Wednesday, December 26, 2007

Imagining Possibilities

I'm in the plane heading back from a week at my mom's home in Miami. Nestled into my seat, the economy class size of it just right for my petite build, with plenty of white noise and a reading light casting a soft glow on my laptop, I feel cozy.

I spent the first hour of the flight analyzing the emotions that had welled up inside of me when I was getting ready to head to the airport this morning. I can spend hours buried in this analysis. Thinking deeply is a hobby of mine; this blog is a means of sharing some of those musings, which are oftentimes knotty and winding but nevertheless worthy of being shared.

Many of my most anguished musings involve problem-solving – not puzzles merely of the mind but emotional and moral struggles. Often, the center of the dilemma is how to best make myself of use to others; how do I use my "self" for all of its intellectual, emotional, physical, and spiritual worth, to serve the needs of others. I am sure that the world's philanthropists and charity workers face similar struggles, but the battle I speak of is the type involving day-to-day things, like being there for your friends and family when they need you.

The starting point of this musing is the cruel fact of life that you can't always have all of your beloveds in one place.

The untimely nature of my father's death has left my mom reeling, wanting to change time, history, the facts of life. She approaches the complexity of her situation with simple answers – and naturally so. She needs her kids and grandkids and family of all sorts to surround her with happiness, a forum to vent her frustrations, to share the simple pleasures of life, to fill her inner emptiness and the hollow halls of her stately Miami home with laughter, cheer, and presence. Knowing that my husband, daughter, and I are panaceas for her sadness, I am placed in a dilemma. The distance between she and us cannot easily be shortened. We have practical constraints holding us down in our respective geographical locations. Still, she implores strongly and frequently for us to move closer, to somehow change what cannot – at the time – be changed.

Most people would accept their inability to change what cannot be changed. I accept it, but I battle it. This is not the first time I have spent hours contemplating ways to get around that which practicality dictates. I like to use my creativity to finds loopholes in the ways things are, always thinking that life is as you make it to be; as the saying goes, if there's a will, there's a way.

This musing is not about the various possibilities I am imagining. It is about the fact that I am imagining possibilities.

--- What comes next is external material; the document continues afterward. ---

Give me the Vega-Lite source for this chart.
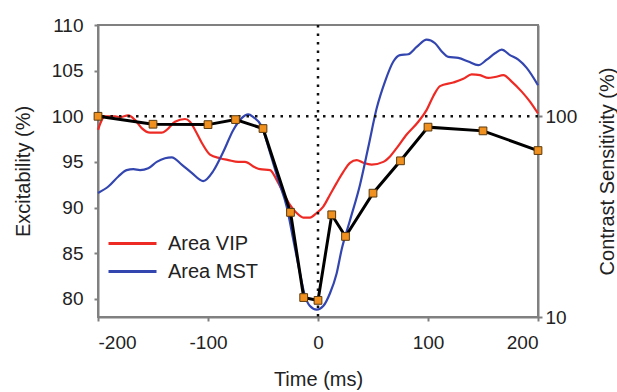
{
  "$schema": "https://vega.github.io/schema/vega-lite/v6.json",
  "width": 440,
  "height": 292,
  "autosize": {"type": "none"},
  "padding": {"left": 98, "top": 25, "right": 79, "bottom": 75},
  "background": "white",
  "config": {
    "font": "Liberation Sans",
    "view": {"stroke": "#808080", "strokeWidth": 2},
    "axis": {
      "grid": false,
      "domainColor": "#808080",
      "domainWidth": 2,
      "tickColor": "#808080",
      "tickWidth": 2,
      "tickSize": 4,
      "labelFont": "Liberation Sans",
      "labelFontSize": 19,
      "labelColor": "#222222",
      "titleFont": "Liberation Sans",
      "titleFontSize": 20,
      "titleFontWeight": "normal",
      "titleColor": "#222222"
    }
  },
  "datasets": {
    "excit": [
      {"t": -200, "v": 98.5, "s": "Area VIP"},
      {"t": -193.6, "v": 100.0, "s": "Area VIP"},
      {"t": -184.5, "v": 100.0, "s": "Area VIP"},
      {"t": -180, "v": 99.9, "s": "Area VIP"},
      {"t": -172.5, "v": 100.1, "s": "Area VIP"},
      {"t": -166.4, "v": 99.6, "s": "Area VIP"},
      {"t": -160.3, "v": 98.7, "s": "Area VIP"},
      {"t": -152.7, "v": 98.2, "s": "Area VIP"},
      {"t": -142.1, "v": 98.2, "s": "Area VIP"},
      {"t": -137.5, "v": 98.5, "s": "Area VIP"},
      {"t": -130, "v": 99.4, "s": "Area VIP"},
      {"t": -120.9, "v": 99.7, "s": "Area VIP"},
      {"t": -116.4, "v": 99.4, "s": "Area VIP"},
      {"t": -111.8, "v": 98.5, "s": "Area VIP"},
      {"t": -105.7, "v": 97.1, "s": "Area VIP"},
      {"t": -98.2, "v": 95.8, "s": "Area VIP"},
      {"t": -89.1, "v": 95.4, "s": "Area VIP"},
      {"t": -81.5, "v": 95.2, "s": "Area VIP"},
      {"t": -72.5, "v": 95.0, "s": "Area VIP"},
      {"t": -66.4, "v": 95.0, "s": "Area VIP"},
      {"t": -57.3, "v": 94.4, "s": "Area VIP"},
      {"t": -52.7, "v": 94.2, "s": "Area VIP"},
      {"t": -43.6, "v": 94.1, "s": "Area VIP"},
      {"t": -37.5, "v": 93.0, "s": "Area VIP"},
      {"t": -31.5, "v": 91.6, "s": "Area VIP"},
      {"t": -25.5, "v": 90.3, "s": "Area VIP"},
      {"t": -19.4, "v": 89.4, "s": "Area VIP"},
      {"t": -13.4, "v": 88.9, "s": "Area VIP"},
      {"t": -7.3, "v": 88.9, "s": "Area VIP"},
      {"t": -1.2, "v": 89.4, "s": "Area VIP"},
      {"t": 4.8, "v": 90.1, "s": "Area VIP"},
      {"t": 10.9, "v": 91.4, "s": "Area VIP"},
      {"t": 17, "v": 92.7, "s": "Area VIP"},
      {"t": 23, "v": 93.9, "s": "Area VIP"},
      {"t": 29.1, "v": 94.9, "s": "Area VIP"},
      {"t": 35.2, "v": 95.2, "s": "Area VIP"},
      {"t": 41.2, "v": 94.9, "s": "Area VIP"},
      {"t": 48.8, "v": 94.7, "s": "Area VIP"},
      {"t": 59.4, "v": 95.0, "s": "Area VIP"},
      {"t": 65.5, "v": 95.6, "s": "Area VIP"},
      {"t": 71.5, "v": 96.5, "s": "Area VIP"},
      {"t": 80.6, "v": 98.0, "s": "Area VIP"},
      {"t": 91.2, "v": 99.4, "s": "Area VIP"},
      {"t": 98.8, "v": 100.7, "s": "Area VIP"},
      {"t": 104.8, "v": 102.2, "s": "Area VIP"},
      {"t": 110.9, "v": 103.3, "s": "Area VIP"},
      {"t": 123, "v": 103.7, "s": "Area VIP"},
      {"t": 132.1, "v": 104.1, "s": "Area VIP"},
      {"t": 139.7, "v": 104.6, "s": "Area VIP"},
      {"t": 147.3, "v": 104.5, "s": "Area VIP"},
      {"t": 154.8, "v": 104.2, "s": "Area VIP"},
      {"t": 160.9, "v": 104.3, "s": "Area VIP"},
      {"t": 168.5, "v": 104.5, "s": "Area VIP"},
      {"t": 176.1, "v": 103.8, "s": "Area VIP"},
      {"t": 185.2, "v": 102.7, "s": "Area VIP"},
      {"t": 192.7, "v": 101.6, "s": "Area VIP"},
      {"t": 200, "v": 100.3, "s": "Area VIP"},
      {"t": -200, "v": 91.6, "s": "Area MST"},
      {"t": -190.6, "v": 92.3, "s": "Area MST"},
      {"t": -181.5, "v": 93.4, "s": "Area MST"},
      {"t": -173.9, "v": 94.1, "s": "Area MST"},
      {"t": -167.9, "v": 94.2, "s": "Area MST"},
      {"t": -161.8, "v": 94.1, "s": "Area MST"},
      {"t": -154.3, "v": 94.3, "s": "Area MST"},
      {"t": -146.6, "v": 95.0, "s": "Area MST"},
      {"t": -139.1, "v": 95.4, "s": "Area MST"},
      {"t": -133, "v": 95.5, "s": "Area MST"},
      {"t": -123.9, "v": 94.7, "s": "Area MST"},
      {"t": -114.8, "v": 93.8, "s": "Area MST"},
      {"t": -104.3, "v": 92.9, "s": "Area MST"},
      {"t": -95.2, "v": 94.0, "s": "Area MST"},
      {"t": -86.1, "v": 96.1, "s": "Area MST"},
      {"t": -77, "v": 98.5, "s": "Area MST"},
      {"t": -69.4, "v": 99.8, "s": "Area MST"},
      {"t": -63.4, "v": 100.2, "s": "Area MST"},
      {"t": -58.8, "v": 99.9, "s": "Area MST"},
      {"t": -51.2, "v": 98.9, "s": "Area MST"},
      {"t": -43.6, "v": 96.0, "s": "Area MST"},
      {"t": -36.1, "v": 93.0, "s": "Area MST"},
      {"t": -28.5, "v": 90.1, "s": "Area MST"},
      {"t": -22.5, "v": 86.5, "s": "Area MST"},
      {"t": -16.4, "v": 82.8, "s": "Area MST"},
      {"t": -11.8, "v": 80.3, "s": "Area MST"},
      {"t": -7.3, "v": 79.2, "s": "Area MST"},
      {"t": -1.2, "v": 78.8, "s": "Area MST"},
      {"t": 4.8, "v": 79.2, "s": "Area MST"},
      {"t": 10.9, "v": 80.6, "s": "Area MST"},
      {"t": 17, "v": 82.8, "s": "Area MST"},
      {"t": 21.5, "v": 85.4, "s": "Area MST"},
      {"t": 29.1, "v": 88.6, "s": "Area MST"},
      {"t": 38.2, "v": 92.5, "s": "Area MST"},
      {"t": 45.7, "v": 96.6, "s": "Area MST"},
      {"t": 53.4, "v": 100.9, "s": "Area MST"},
      {"t": 60.9, "v": 103.8, "s": "Area MST"},
      {"t": 68.5, "v": 106.0, "s": "Area MST"},
      {"t": 74.5, "v": 106.7, "s": "Area MST"},
      {"t": 82.1, "v": 106.8, "s": "Area MST"},
      {"t": 89.7, "v": 107.6, "s": "Area MST"},
      {"t": 98.8, "v": 108.4, "s": "Area MST"},
      {"t": 106.4, "v": 108.0, "s": "Area MST"},
      {"t": 112.5, "v": 107.1, "s": "Area MST"},
      {"t": 118.5, "v": 106.5, "s": "Area MST"},
      {"t": 127.5, "v": 106.4, "s": "Area MST"},
      {"t": 136.6, "v": 106.0, "s": "Area MST"},
      {"t": 145.7, "v": 105.6, "s": "Area MST"},
      {"t": 153.4, "v": 106.2, "s": "Area MST"},
      {"t": 160.9, "v": 106.9, "s": "Area MST"},
      {"t": 167, "v": 107.3, "s": "Area MST"},
      {"t": 174.5, "v": 106.7, "s": "Area MST"},
      {"t": 182.1, "v": 106.2, "s": "Area MST"},
      {"t": 189.7, "v": 105.3, "s": "Area MST"},
      {"t": 200, "v": 103.4, "s": "Area MST"}
    ],
    "cs": [
      {"t": -200, "c": 100},
      {"t": -150, "c": 91.3},
      {"t": -100, "c": 90.9},
      {"t": -75, "c": 96.3},
      {"t": -50, "c": 86.9},
      {"t": -25, "c": 33.2},
      {"t": -13, "c": 12.5},
      {"t": 0, "c": 12.1},
      {"t": 12.5, "c": 32.3},
      {"t": 25, "c": 25.2},
      {"t": 50, "c": 41.4},
      {"t": 75, "c": 60.0},
      {"t": 100, "c": 88.3},
      {"t": 150, "c": 84.6},
      {"t": 200, "c": 67.5}
    ]
  },
  "layer": [
    {
      "layer": [
        {
          "data": {"name": "excit"},
          "mark": {"type": "line", "strokeWidth": 2.2, "interpolate": "monotone"},
          "encoding": {
            "x": {
              "field": "t", "type": "quantitative",
              "scale": {"domain": [-200, 200], "nice": false, "zero": false},
              "axis": {"values": [-200, -100, 0, 100, 200], "labelExpr": "'' + datum.value", "title": "Time (ms)", "labelPadding": 12, "titlePadding": 17}
            },
            "y": {
              "field": "v", "type": "quantitative",
              "scale": {"domain": [78, 110], "nice": false, "zero": false},
              "axis": {"values": [80, 85, 90, 95, 100, 105, 110], "title": "Excitability (%)", "orient": "left", "labelPadding": 11, "titlePadding": 18}
            },
            "color": {
              "field": "s", "type": "nominal",
              "scale": {"domain": ["Area VIP", "Area MST"], "range": ["#EE2A24", "#3346B0"]},
              "legend": {
                "title": null,
                "orient": "none",
                "legendX": 21,
                "legendY": 205,
                "symbolType": "M-2,0H2",
                "symbolSize": 576,
                "symbolStrokeWidth": 3,
                "labelFontSize": 20,
                "labelFont": "Liberation Sans",
                "labelColor": "#222222",
                "labelOffset": 22,
                "rowPadding": 4
              }
            }
          }
        },
        {
          "data": {"values": [{"ref": 100}]},
          "mark": {"type": "rule", "strokeDash": [2.5, 6], "strokeWidth": 2.5, "color": "#111111"},
          "encoding": {"y": {"field": "ref", "type": "quantitative"}}
        },
        {
          "data": {"values": [{"ref": 0}]},
          "mark": {"type": "rule", "strokeDash": [2.5, 6], "strokeWidth": 2.5, "color": "#111111"},
          "encoding": {"x": {"field": "ref", "type": "quantitative"}}
        }
      ]
    },
    {
      "data": {"name": "cs"},
      "layer": [
        {
          "mark": {"type": "line", "color": "#000000", "strokeWidth": 3},
          "encoding": {
            "x": {"field": "t", "type": "quantitative"},
            "y": {
              "field": "c", "type": "quantitative",
              "scale": {"type": "log", "domain": [10, 285], "nice": false},
              "axis": {"values": [10, 100], "orient": "right", "title": "Contrast Sensitivity (%)", "titleAngle": -90, "labelPadding": 3, "titlePadding": 41}
            }
          }
        },
        {
          "mark": {"type": "square", "size": 60, "filled": true, "color": "#F0901E", "stroke": "#5A3A10", "strokeWidth": 1, "opacity": 1},
          "encoding": {
            "x": {"field": "t", "type": "quantitative"},
            "y": {"field": "c", "type": "quantitative"}
          }
        }
      ]
    }
  ],
  "resolve": {"scale": {"y": "independent"}, "axis": {"y": "independent"}}
}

Restlessness with the status quo forms the core of my personality. I am the Peanut Gallery because I have certain entrenched notions of "right" and "wrong" through which I view and comment upon the rest of the world. The commentary is harshest when it comes to myself. It involves delineating that which is "right." The next step is figuring out the role I can play in actualizing that "right." The final steps involve going to the ends of my logical, creative capacities to figure out a way of putting myself in a position where I can play that role.

From a moral perspective, it seems to me the only natural way to be. It's kind of like "have your cake and eat it too" but in a very self-sacrificial, emotionally painful sort of way. Where there are competing concerns, I want to somehow find conciliation, a way of serving polar opposites without becoming inherently contradictory. The result: life ends up feeling like a never-ending Twister game, where I am stretched and folded into pretzels, always feeling that my feet are slipping, seeking desperately to find stability and not crush everyone around me.

But is life really supposed to be this difficult? How does one negotiate between (1) the practical implications of wanting to do "right" and (2) what I feel is intrinsic morality, built in by God and encouraged by scriptural and social admonitions to promote good and forbid evil? Is there space in any of this for self-satisfaction, or is the quest to always work harder, seek to be better, and try to find solutions where there appear to be none?